St. Anselm (1033-1109) is famous for putting forth his ontological proof for the existence of God.  In Proslogion 2 he says that God is aliquid quo maius nihil cogitari potest, that than which no greater can be imagined.  He is the very limit of our imagination because He is the source of our imagination, and it certainly takes imagination on our part even to attempt to get our minds around how John described the Incarnation in his gospel when he wrote that the Word was God and the Word became flesh and lived among us.  Our word "imagination" is derived from the Latin word imago, which we find in Colossians 1:15 where Jesus is described as the imago Dei, the image of God.  Just a few lines later in verse 19 we read that all the fullness of God dwelled in Him.  Once again, Jesus, Who is God, is the very limit of our imagination.  He is the fullness of God.  He is that than which no greater can be imagined.

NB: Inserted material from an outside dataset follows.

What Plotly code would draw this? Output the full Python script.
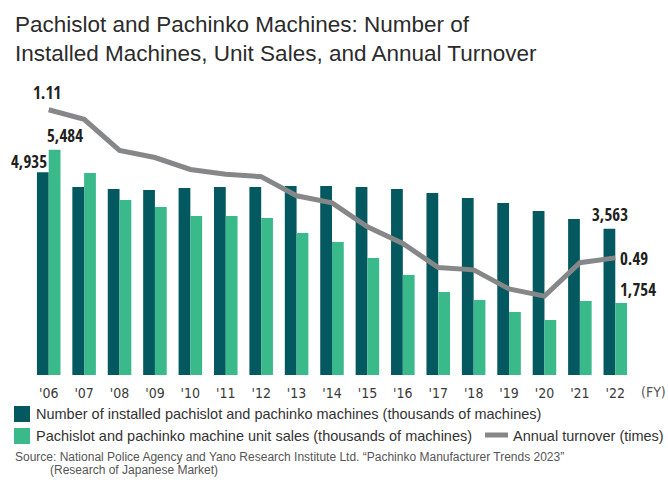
import plotly.graph_objects as go

years = ["'06", "'07", "'08", "'09", "'10", "'11", "'12", "'13", "'14", "'15",
         "'16", "'17", "'18", "'19", "'20", "'21", "'22"]
installed = [4935, 4580, 4530, 4505, 4555, 4580, 4580, 4600, 4600, 4580,
             4530, 4430, 4310, 4190, 3995, 3800, 3563]
unit_sales = [5484, 4920, 4260, 4090, 3870, 3870, 3825, 3460, 3240, 2850,
              2435, 2020, 1825, 1535, 1340, 1800, 1754]
turnover = [1.11, 1.07, 0.94, 0.91, 0.86, 0.84, 0.83, 0.75, 0.72, 0.62,
            0.55, 0.45, 0.44, 0.36, 0.33, 0.47, 0.49]

DARK = "#04585F"
GREEN = "#3AB98A"
GRAY = "#868789"
W, H = 668, 488
ML, MR, MT, MB = 31, 35, 90, 113
PW, PH = W - ML - MR, H - MT - MB


def px(x):
    return (x - ML) / PW


def py(y):
    return (H - MB - y) / PH


LABEL_FONT = dict(family="Open Sans Condensed, DejaVu Sans Condensed, sans-serif",
                  size=17, color="#231f20", weight=700)
TICK_FAMILY = "DejaVu Sans Condensed, Liberation Sans, sans-serif"
TEXT_FONT = "Liberation Sans, Arial, sans-serif"

fig = go.Figure()
fig.add_trace(go.Bar(x=years, y=installed, marker=dict(color=DARK, line=dict(width=0)),
                     name="Number of installed pachislot and pachinko machines (thousands of machines)"))
fig.add_trace(go.Bar(x=years, y=unit_sales, marker=dict(color=GREEN, line=dict(width=0)),
                     name="Pachislot and pachinko machine unit sales (thousands of machines)"))
fig.add_trace(go.Scatter(x=years, y=turnover, yaxis="y2", mode="lines",
                         line=dict(color=GRAY, width=5), name="Annual turnover (times)"))

fig.update_layout(
    width=W, height=H,
    margin=dict(l=ML, r=MR, t=MT, b=MB, pad=0),
    paper_bgcolor="white", plot_bgcolor="white",
    barmode="group", bargap=0.335, bargroupgap=0,
    showlegend=False,
    xaxis=dict(type="category", range=[-0.5, 16.5], showline=False, showgrid=False,
               ticks="", ticklabelstandoff=8,
               tickfont=dict(family=TICK_FAMILY, size=14, color="#3a3a3a"),
               fixedrange=True),
    yaxis=dict(range=[0, 6940], visible=False, showgrid=False, fixedrange=True),
    yaxis2=dict(range=[0, 1.1925], overlaying="y", visible=False, showgrid=False, fixedrange=True),
)

ann = []
# title
ann.append(dict(xref="paper", yref="paper", x=px(13), y=py(10), xanchor="left", yanchor="top",
                text="Pachislot and Pachinko Machines: Number of<br>Installed Machines, Unit Sales, and Annual Turnover",
                align="left", showarrow=False,
                font=dict(family=TEXT_FONT, size=22.5, color="#2b2b2b")))
# data labels
ann.append(dict(x=years[0], y=turnover[0], yref="y2", text="1.11", showarrow=False,
                xanchor="center", yanchor="middle", xshift=-2, yshift=17, font=LABEL_FONT))
ann.append(dict(x=years[0], y=unit_sales[0], yref="y", text="5,484", showarrow=False,
                xanchor="center", yanchor="middle", xshift=16, yshift=14, font=LABEL_FONT))
ann.append(dict(x=years[0], y=installed[0], yref="y", text="4,935", showarrow=False,
                xanchor="right", yanchor="middle", xshift=0, yshift=11, font=LABEL_FONT))
ann.append(dict(x=years[-1], y=installed[-1], yref="y", text="3,563", showarrow=False,
                xanchor="center", yanchor="middle", xshift=-5, yshift=14, font=LABEL_FONT))
ann.append(dict(x=years[-1], y=turnover[-1], yref="y2", text="0.49", showarrow=False,
                xanchor="left", yanchor="middle", xshift=3, yshift=-1, font=LABEL_FONT))
ann.append(dict(x=years[-1], y=unit_sales[-1], yref="y", text="1,754", showarrow=False,
                xanchor="left", yanchor="middle", xshift=3, yshift=13, font=LABEL_FONT))
# FY
ann.append(dict(xref="paper", yref="paper", x=px(639), y=py(392), xanchor="left", yanchor="middle",
                text="(FY)", showarrow=False, font=dict(family=TICK_FAMILY, size=14, color="#555")))
# legend (manual)
leg_font = dict(family=TEXT_FONT, size=14.5, color="#333")
ann.append(dict(xref="paper", yref="paper", x=px(34), y=py(414), xanchor="left", yanchor="middle",
                text=fig.data[0].name, showarrow=False, font=leg_font))
ann.append(dict(xref="paper", yref="paper", x=px(34), y=py(436), xanchor="left", yanchor="middle",
                text=fig.data[1].name, showarrow=False, font=leg_font))
ann.append(dict(xref="paper", yref="paper", x=px(511), y=py(436), xanchor="left", yanchor="middle",
                text=fig.data[2].name, showarrow=False, font=leg_font))
# source
src_font = dict(family=TEXT_FONT, size=12, color="#555")
ann.append(dict(xref="paper", yref="paper", x=px(13), y=py(457), xanchor="left", yanchor="middle",
                text="Source: National Police Agency and Yano Research Institute Ltd. \u201cPachinko Manufacturer Trends 2023\u201d",
                showarrow=False, font=src_font))
ann.append(dict(xref="paper", yref="paper", x=px(48), y=py(470), xanchor="left", yanchor="middle",
                text="(Research of Japanese Market)", showarrow=False, font=src_font))
fig.update_layout(annotations=ann)

shapes = [
    dict(type="rect", xref="paper", yref="paper", x0=px(14), x1=px(30), y0=py(406), y1=py(422),
         fillcolor=DARK, line=dict(width=0)),
    dict(type="rect", xref="paper", yref="paper", x0=px(14), x1=px(30), y0=py(428), y1=py(444),
         fillcolor=GREEN, line=dict(width=0)),
    dict(type="line", xref="paper", yref="paper", x0=px(485), x1=px(508), y0=py(435), y1=py(435),
         line=dict(color=GRAY, width=5)),
]
fig.update_layout(shapes=shapes)

fig.write_html("out.html", config={"displayModeBar": False, "staticPlot": True},
               post_script="document.body.style.margin='0';")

Imagination is necessary not only for attempting to grasp theological concepts, but for the living out of our faith as well.  We live in the world of already-but-not-yet.  Christ is already victorious over all things, and yet we await His return and the renewal of all things.  This is why His description in Revelation 4:8 as the One Who was, Who is, and Who is to come, while seemingly illogical, makes sense, but it does take a stretching of our imagination to get there.  What does it mean, then, to live in such a reality?  We are everyday imagining new ways of doing just that.

Why We Read


Much more can be and has been written about imagination, but I want to close by revisiting the idea of reading.  Not only do books quickly broaden our experiences, the raw material of our imagination, but they allow us to see how others imagine.  For most of human history, people have learned skills through apprenticing, by seeing how others have done something, and this applies well to developing our imagination.  When we see how master authors, both of fiction and nonfiction, have imagined the tale they have to tell, we see yet another way for us to imagine our own tale, a way that we can follow or that will inspire us to imagine something new yet again.